1) what is meant by "non-provisional patent application?"
A patent application is a set of documents an inventor files with the patent office in the hopes of obtaining a patent. There are "provisional" patent applications" and "non-provisional" patent applications. It would be slightly less accurate, but probably also slightly clearer, to refer to a provisional patent application as an "informal" patent application and a non-provisional patent application as a "formal" patent application instead.
Filing a provisional application is a relatively inexpensive mechanism for an applicant to document their invention with their patent office, thereby "calling dibs" on their invention as of the date the provisional application is filed. The applicant then has one year to decide whether or not to formally pursue patent protection for their idea. If they decide they do not want to move forward, they do nothing and one year after filing, the provisional application expires and is never heard from again. If they decide they do want to move forward, they can file a non-provisional patent application that, if done right, can "claim priority" back to the filing date of the provisional application.
2) can a "non-provisional application" holder stop sales of a similar product?
No, a patent applicant does not yet have an issued patent and thus has no right to exclude anybody from doing anything.
Once a patent issues from an application, the patent applicant becomes the patentee and theoretically has the right to exclude others from making, using, selling, and/or importing into the United States, infringing products. (There's a whole separate topic on the distinction between a "similar" product and an "infringing" product.) (I say theoretically because a patent owner is not always entitled to an injunction, which would "stop sales" of an infringing product - but that is also better suited for a separate topic).
3) how do we know that a particular product can not be sold due to patent registration?
Sell the product. If no one sues you, you're fine.

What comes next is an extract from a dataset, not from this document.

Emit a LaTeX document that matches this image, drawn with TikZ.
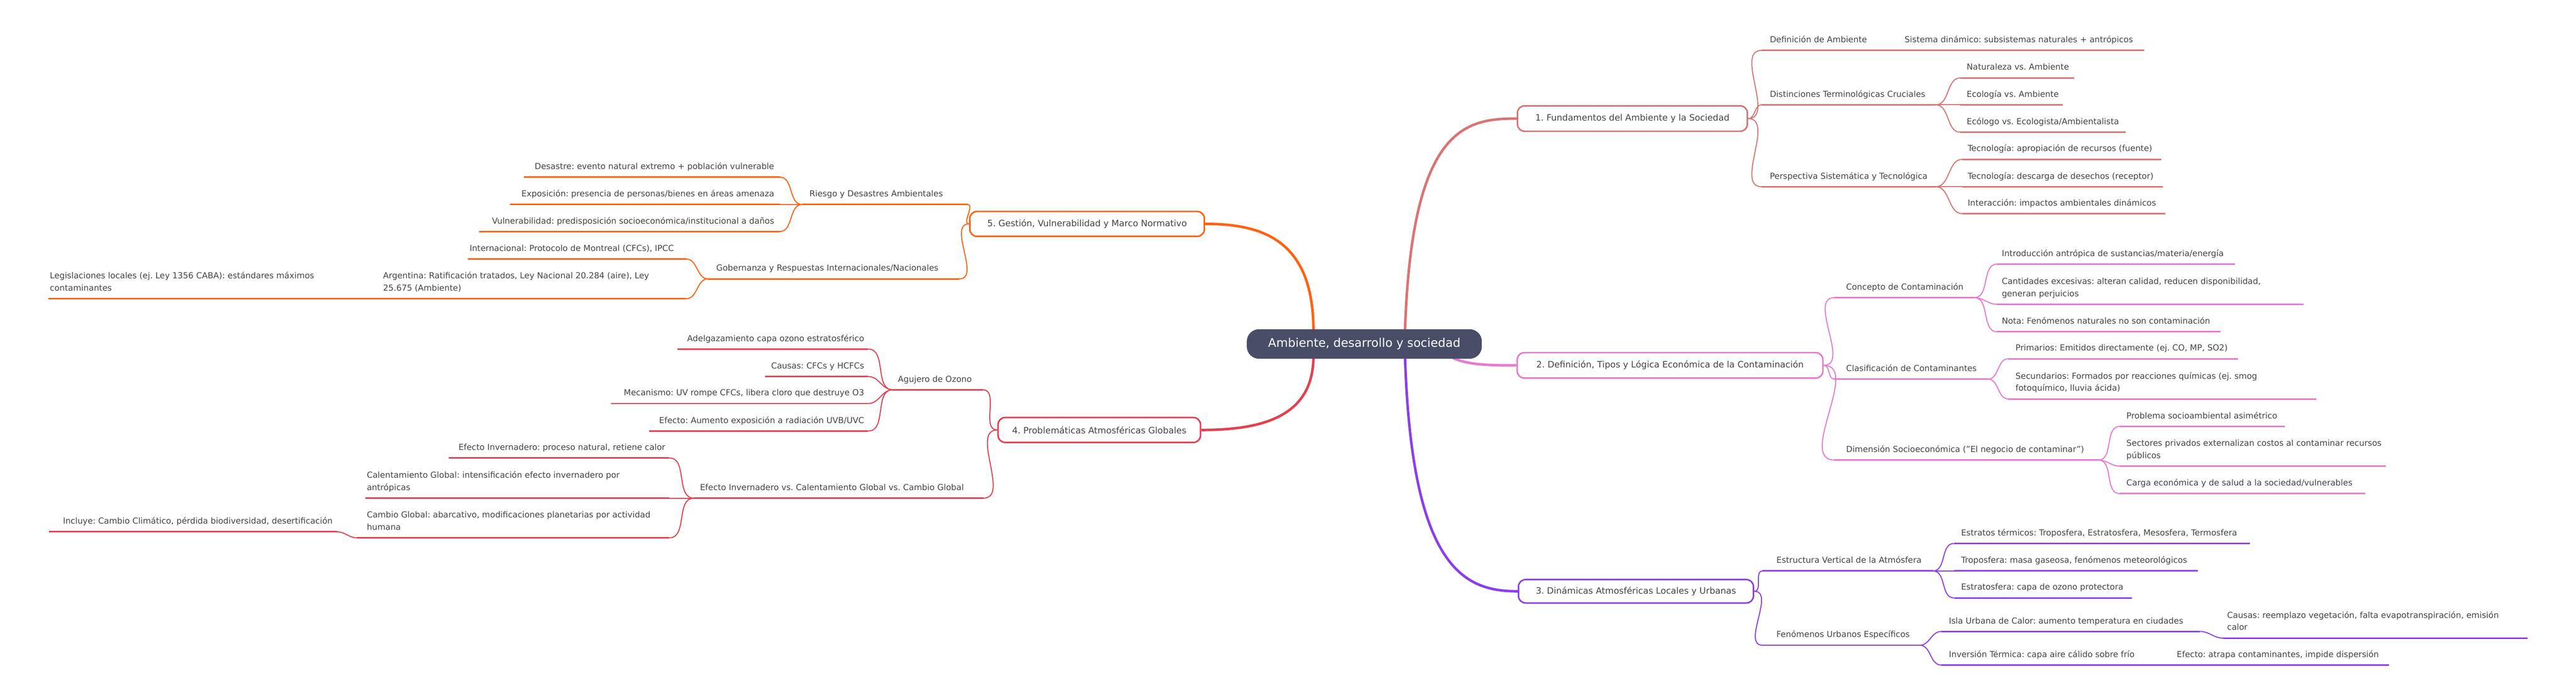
\documentclass[tikz,border=0pt]{standalone}
\usepackage{fontspec}
\setmainfont{DejaVu Sans}
\frenchspacing
\definecolor{ca}{HTML}{D97473}
\definecolor{cb}{HTML}{E879CF}
\definecolor{cc}{HTML}{8B3FE8}
\definecolor{cd}{HTML}{E2414F}
\definecolor{ce}{HTML}{FF6210}
\definecolor{rootc}{HTML}{4A4D68}
\definecolor{txt}{HTML}{444444}
\newcommand\lf{\fontsize{16.3}{24}\selectfont\frenchspacing}
\newcommand\ulx[5]{\coordinate (#1-l) at (#2,#4);\coordinate (#1-r) at (#3,#4);\draw[ul,#5] (#1-l) -- (#1-r);}
\newcommand\tlx[4]{\node[lbl,anchor=south west] (#1) at (#2,#3-8) {#4\strut};}
\newcommand\trx[4]{\node[lbl,anchor=south east] (#1) at (#2,#3-8) {#4\strut};}
\newcommand\cnr[3]{\draw[cn,#3] (#1) to[out=0,in=180] (#2);}
\newcommand\cnl[3]{\draw[cn,#3] (#1) to[out=180,in=0] (#2);}
\begin{document}
\begin{tikzpicture}[x=1pt,y=-1pt,
  ul/.style={line width=3pt},
  cn/.style={line width=2pt},
  main/.style={line width=5pt},
  lbl/.style={font=\lf,text=txt,inner sep=0pt,align=left},
  bt/.style={text=txt,font=\fontsize{17.3}{20}\selectfont\frenchspacing},
  box/.style={draw=#1,line width=3pt,fill=white,rounded corners=14pt,inner sep=0pt}]
\useasboundingbox (0,0) rectangle (5064,1352);
\fill[white] (0,0) rectangle (5064,1352);
% main connectors
\coordinate (r1) at (2762,650);
\coordinate (r5) at (2582,650);
\coordinate (r2) at (2850,700);
\coordinate (r3) at (2762,700);
\coordinate (r4) at (2582,700);
\node[box=ca,minimum width=452pt,minimum height=50pt] (b1) at (3209,233) {};
\node[box=cb,minimum width=601pt,minimum height=50pt] (b2) at (3283,718) {};
\node[box=cc,minimum width=462pt,minimum height=46pt] (b3) at (3216,1162) {};
\node[box=cd,minimum width=398pt,minimum height=49pt] (b4) at (2161,845) {};
\node[box=ce,minimum width=461pt,minimum height=49pt] (b5) at (2137,440) {};
\draw[main,ca] (r1) .. controls (2775,250) and (2880,233) .. (b1.west);
\draw[main,ce] (r5) .. controls (2582,470) and (2480,440) .. (b5.east);
\draw[main,cb] (r2) .. controls (2880,718) and (2930,718) .. (b2.west);
\draw[main,cc] (r3) .. controls (2775,1120) and (2880,1162) .. (b3.west);
\draw[main,cd] (r4) .. controls (2582,820) and (2480,845) .. (b4.east);
% ---------- branch 1
\ulx{def}{3463}{3725}{99}{ca}\ulx{sis}{3725}{4215}{99}{ca}
\ulx{dis}{3463}{3805}{206}{ca}
\ulx{nat}{3854}{4077}{153}{ca}\ulx{eco}{3854}{4055}{206}{ca}\ulx{ecg}{3854}{4179}{260}{ca}
\ulx{per}{3463}{3805}{367}{ca}
\ulx{tap}{3858}{4249}{313}{ca}\ulx{tde}{3858}{4252}{367}{ca}\ulx{int}{3858}{4257}{420}{ca}
\cnr{b1.east}{def-l}{ca}\cnr{b1.east}{dis-l}{ca}\cnr{b1.east}{per-l}{ca}
\cnr{dis-r}{nat-l}{ca}\cnr{dis-r}{eco-l}{ca}\cnr{dis-r}{ecg-l}{ca}
\cnr{per-r}{tap-l}{ca}\cnr{per-r}{tde-l}{ca}\cnr{per-r}{int-l}{ca}
\tlx{tdef}{3479}{99}{Definición de Ambiente}
\tlx{tsis}{3744}{99}{Sistema dinámico: subsistemas naturales + antrópicos}
\tlx{tdis}{3479}{206}{Distinciones Terminológicas Cruciales}
\tlx{tnat}{3866}{153}{Naturaleza vs. Ambiente}
\tlx{teco}{3866}{206}{Ecología vs. Ambiente}
\tlx{tecg}{3866}{260}{Ecólogo vs. Ecologista/Ambientalista}
\tlx{tper}{3479}{367}{Perspectiva Sistemática y Tecnológica}
\tlx{ttap}{3868}{313}{Tecnología: apropiación de recursos (fuente)}
\tlx{ttde}{3868}{367}{Tecnología: descarga de desechos (receptor)}
\tlx{tint}{3868}{420}{Interacción: impactos ambientales dinámicos}
% ---------- branch 2
\ulx{con}{3606}{3881}{585}{cb}
\ulx{intro}{3926}{4393}{519}{cb}\ulx{cant}{3926}{4528}{598}{cb}\ulx{nota}{3926}{4365}{652}{cb}
\ulx{cla}{3606}{3908}{745}{cb}
\ulx{pri}{3948}{4400}{705}{cb}\ulx{sec}{3948}{4553}{784}{cb}
\ulx{dim}{3606}{4125}{904}{cb}
\ulx{prob}{4167}{4492}{838}{cb}\ulx{sect}{4167}{4690}{916}{cb}\ulx{carg}{4167}{4650}{970}{cb}
\cnr{b2.east}{con-l}{cb}\cnr{b2.east}{cla-l}{cb}\cnr{b2.east}{dim-l}{cb}
\cnr{con-r}{intro-l}{cb}\cnr{con-r}{cant-l}{cb}\cnr{con-r}{nota-l}{cb}
\cnr{cla-r}{pri-l}{cb}\cnr{cla-r}{sec-l}{cb}
\cnr{dim-r}{prob-l}{cb}\cnr{dim-r}{sect-l}{cb}\cnr{dim-r}{carg-l}{cb}
\tlx{tcon}{3629}{585}{Concepto de Contaminación}
\tlx{tintro}{3935}{519}{Introducción antrópica de sustancias/materia/energía}
\tlx{tcant}{3935}{598}{Cantidades excesivas: alteran calidad, reducen disponibilidad,\\generan perjuicios}
\tlx{tnota}{3935}{652}{Nota: Fenómenos naturales no son contaminación}
\tlx{tcla}{3629}{745}{Clasificación de Contaminantes}
\tlx{tpri}{3962}{705}{Primarios: Emitidos directamente (ej. CO, MP, SO2)}
\tlx{tsec}{3962}{784}{Secundarios: Formados por reacciones químicas (ej. smog\\fotoquímico, lluvia ácida)}
\tlx{tdim}{3629}{904}{Dimensión Socioeconómica ("El negocio de contaminar")}
\tlx{tprob}{4180}{838}{Problema socioambiental asimétrico}
\tlx{tsect}{4180}{916}{Sectores privados externalizan costos al contaminar recursos\\públicos}
\tlx{tcarg}{4180}{970}{Carga económica y de salud a la sociedad/vulnerables}
% ---------- branch 3
\ulx{est}{3465}{3800}{1122}{cc}
\ulx{etr}{3841}{4423}{1068}{cc}\ulx{tro}{3841}{4321}{1122}{cc}\ulx{estr}{3841}{4191}{1175}{cc}
\ulx{fen}{3465}{3774}{1268}{cc}
\ulx{isla}{3816}{4325}{1241}{cc}\ulx{caus}{4370}{4969}{1254}{cc}
\ulx{inv}{3816}{4260}{1307}{cc}\ulx{efe}{4260}{4696}{1307}{cc}
\cnr{b3.east}{est-l}{cc}\cnr{b3.east}{fen-l}{cc}
\cnr{est-r}{etr-l}{cc}\cnr{est-r}{tro-l}{cc}\cnr{est-r}{estr-l}{cc}
\cnr{fen-r}{isla-l}{cc}\cnr{fen-r}{inv-l}{cc}
\cnr{isla-r}{caus-l}{cc}
\tlx{test}{3492}{1122}{Estructura Vertical de la Atmósfera}
\tlx{tetr}{3855}{1068}{Estratos térmicos: Troposfera, Estratosfera, Mesosfera, Termosfera}
\tlx{ttro}{3855}{1122}{Troposfera: masa gaseosa, fenómenos meteorológicos}
\tlx{testr}{3855}{1175}{Estratosfera: capa de ozono protectora}
\tlx{tfen}{3492}{1268}{Fenómenos Urbanos Específicos}
\tlx{tisla}{3831}{1241}{Isla Urbana de Calor: aumento temperatura en ciudades}
\tlx{tcaus}{4378}{1254}{Causas: reemplazo vegetación, falta evapotranspiración, emisión\\calor}
\tlx{tinv}{3831}{1307}{Inversión Térmica: capa aire cálido sobre frío}
\tlx{tefe}{4279}{1307}{Efecto: atrapa contaminantes, impide dispersión}
% ---------- branch 4
\ulx{agu}{1755}{1932}{766}{cd}
\ulx{adel}{1332}{1707}{686}{cd}\ulx{cau}{1504}{1707}{740}{cd}\ulx{mec}{1201}{1707}{793}{cd}\ulx{efu}{1276}{1707}{847}{cd}
\ulx{inve}{1364}{1933}{979}{cd}
\ulx{ein}{882}{1316}{900}{cd}\ulx{cal}{718}{1316}{979}{cd}\ulx{cam}{702}{1316}{1057}{cd}
\ulx{inc}{96}{662}{1045}{cd}
\cnl{b4.west}{agu-r}{cd}\cnl{b4.west}{inve-r}{cd}
\cnl{agu-l}{adel-r}{cd}\cnl{agu-l}{cau-r}{cd}\cnl{agu-l}{mec-r}{cd}\cnl{agu-l}{efu-r}{cd}
\cnl{inve-l}{ein-r}{cd}\cnl{inve-l}{cal-r}{cd}\cnl{inve-l}{cam-r}{cd}
\cnl{cam-l}{inc-r}{cd}
\tlx{tagu}{1765}{766}{Agujero de Ozono}
\trx{tadel}{1699}{686}{Adelgazamiento capa ozono estratosférico}
\trx{tcau}{1699}{740}{Causas: CFCs y HCFCs}
\trx{tmec}{1699}{793}{Mecanismo: UV rompe CFCs, libera cloro que destruye O3}
\trx{tefu}{1699}{847}{Efecto: Aumento exposición a radiación UVB/UVC}
\tlx{tinve}{1376}{979}{Efecto Invernadero vs. Calentamiento Global vs. Cambio Global}
\trx{tein}{1308}{900}{Efecto Invernadero: proceso natural, retiene calor}
\tlx{tcal}{721}{979}{Calentamiento Global: intensificación efecto invernadero por\\antrópicas}
\tlx{tcam}{721}{1057}{Cambio Global: abarcativo, modificaciones planetarias por actividad\\humana}
\trx{tinc}{654}{1045}{Incluye: Cambio Climático, pérdida biodiversidad, desertificación}
% ---------- branch 5
\ulx{rie}{1577}{1902}{402}{ce}
\ulx{des}{1030}{1533}{348}{ce}\ulx{exp}{1003}{1533}{402}{ce}\ulx{vul}{942}{1533}{455}{ce}
\ulx{gob}{1392}{1886}{548}{ce}
\ulx{inter}{920}{1349}{509}{ce}\ulx{arg}{740}{1349}{587}{ce}
\ulx{leg}{95}{740}{587}{ce}
\cnl{b5.west}{rie-r}{ce}\cnl{b5.west}{gob-r}{ce}
\cnl{rie-l}{des-r}{ce}\cnl{rie-l}{exp-r}{ce}\cnl{rie-l}{vul-r}{ce}
\cnl{gob-l}{inter-r}{ce}\cnl{gob-l}{arg-r}{ce}
\tlx{trie}{1591}{402}{Riesgo y Desastres Ambientales}
\trx{tdes}{1522}{348}{Desastre: evento natural extremo + población vulnerable}
\trx{texp}{1522}{402}{Exposición: presencia de personas/bienes en áreas amenaza}
\trx{tvul}{1522}{455}{Vulnerabilidad: predisposición socioeconómica/institucional a daños}
\tlx{tgob}{1408}{548}{Gobernanza y Respuestas Internacionales/Nacionales}
\tlx{tinter}{923}{509}{Internacional: Protocolo de Montreal (CFCs), IPCC}
\tlx{targ}{753}{587}{Argentina: Ratificación tratados, Ley Nacional 20.284 (aire), Ley\\25.675 (Ambiente)}
\tlx{tleg}{98}{587}{Legislaciones locales (ej. Ley 1356 CABA): estándares máximos\\contaminantes}
% ---------- box texts and root
\node[bt] at (b1) {1. Fundamentos del Ambiente y la Sociedad};
\node[bt] at (b2) {2. Definición, Tipos y Lógica Económica de la Contaminación};
\node[bt] at (b3) {3. Dinámicas Atmosféricas Locales y Urbanas};
\node[bt] at (b4) {4. Problemáticas Atmosféricas Globales};
\node[bt] at (b5) {5. Gestión, Vulnerabilidad y Marco Normativo};
\node[fill=rootc,text=white,rounded corners=24pt,minimum width=462pt,minimum height=58pt,inner sep=0pt,font=\fontsize{23.5}{26}\selectfont] (root) at (2682,676) {Ambiente, desarrollo y sociedad};
\end{tikzpicture}
\end{document}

Although that sounds sarcastic, unfortunately it's closer to the truth than not. If you're contemplating selling a product and you're worried about patents in general or a patent in particular, you can obtain an "opinion of counsel" letter from an attorney that, hopefully, gives you a good faith basis for believing your product does not infringe the claims of a valid patent. The letter won't stop you from being sued or, if your product is found to be infringing, being liable for damages, but it should help prevent you from being penalized for "willful" patent infringement.